La délibération avait fixé à 5 euros HT le m² le prix de vente des parcelles que le service des domaines avait estimé quelques semaines plus tôt à 30 euros HT.

Deux conseillers municipaux d’opposition décidaient alors de soumettre la délibération à la censure du tribunal administratif de Dijon.
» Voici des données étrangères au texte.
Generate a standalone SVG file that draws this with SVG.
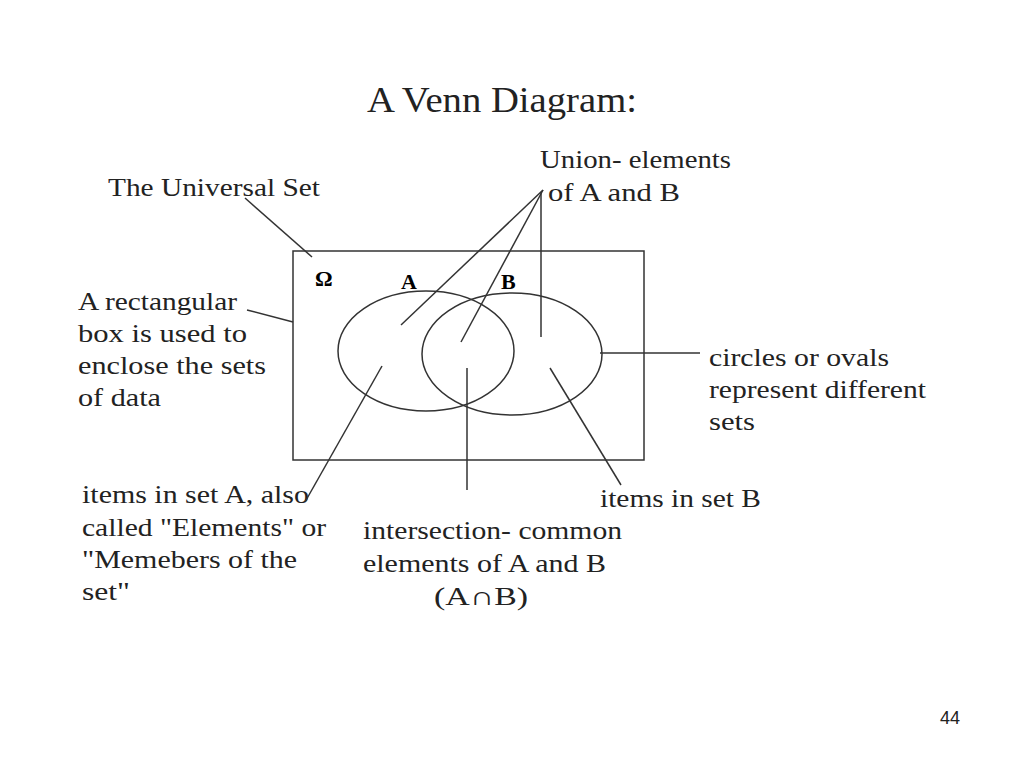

Par un jugement du 5 mars 2013, celui-ci annulait l’acte attaqué au motif que l’acte de cession comportait des contreparties insuffisantes de la part de ses bénéficiaires.

Par un arrêt du 19 décembre 2013, la cour administrative de Lyon confirmait la position des premiers juges.

4. La solution de l’arrêt du 14 octobre 2015

Le Conseil d’Etat rappelle, à l’instar des juges du fond, les deux conditions nécessaires pour que la cession par une commune d’un terrain à des particuliers pour un prix inférieur à sa valeur ne soit pas regardée comme portant atteinte au principe selon lequel une collectivité publique ne peut pas céder un élément de son patrimoine à un prix inférieur à sa valeur à une personne poursuivant des fins d’intérêt privé :

► La cession doit être justifiée par des motifs d’intérêt général ;
► elle doit comporter des contreparties suffisantes ».

Après ce considérant rappelant le principe déjà consacré, la Haute Juridiction présente la démarche que doit suivre les juges du fond pour déterminer si la décision par laquelle une collectivité publique cède à une personne privée un élément de son patrimoine à un prix inférieur à sa valeur est entachée d’illégalité :

    « 3. Considérant que, pour déterminer si la décision par laquelle une collectivité publique cède à une personne privée un élément de son patrimoine à un prix inférieur à sa valeur est, pour ce motif, entachée d’illégalité, il incombe au juge de vérifier si elle est justifiée par des motifs d’intérêt général ; que, si tel est le cas, il lui appartient ensuite d’identifier, au vu des éléments qui lui sont fournis, les contreparties que comporte la cession, c’est-à-dire les avantages que, eu égard à l’ensemble des intérêts publics dont la collectivité cédante a la charge, elle est susceptible de lui procurer, et de s’assurer, en tenant compte de la nature des contreparties et, le cas échéant, des obligations mises à la charge des cessionnaires, de leur effectivité ; qu’il doit, enfin, par une appréciation souveraine, estimer si ces contreparties sont suffisantes pour justifier la différence entre le prix de vente et la valeur du bien cédé ».

Au cas d’espèce, le juge de cassation considère qu’en écartant les motifs avancés par la commune pour justifier la cession, la cour d’appel a commis une erreur de droit.

Or, les avantages en matière d’hygiène et de sécurité publique et la possibilité d’économiser le coût d’aménagement d’une aire d’accueil pour les gens du voyage et le coût d’entretien des terrains irrégulièrement occupés constituaient bien des motifs légitimes pour justifier la délibération litigieuse.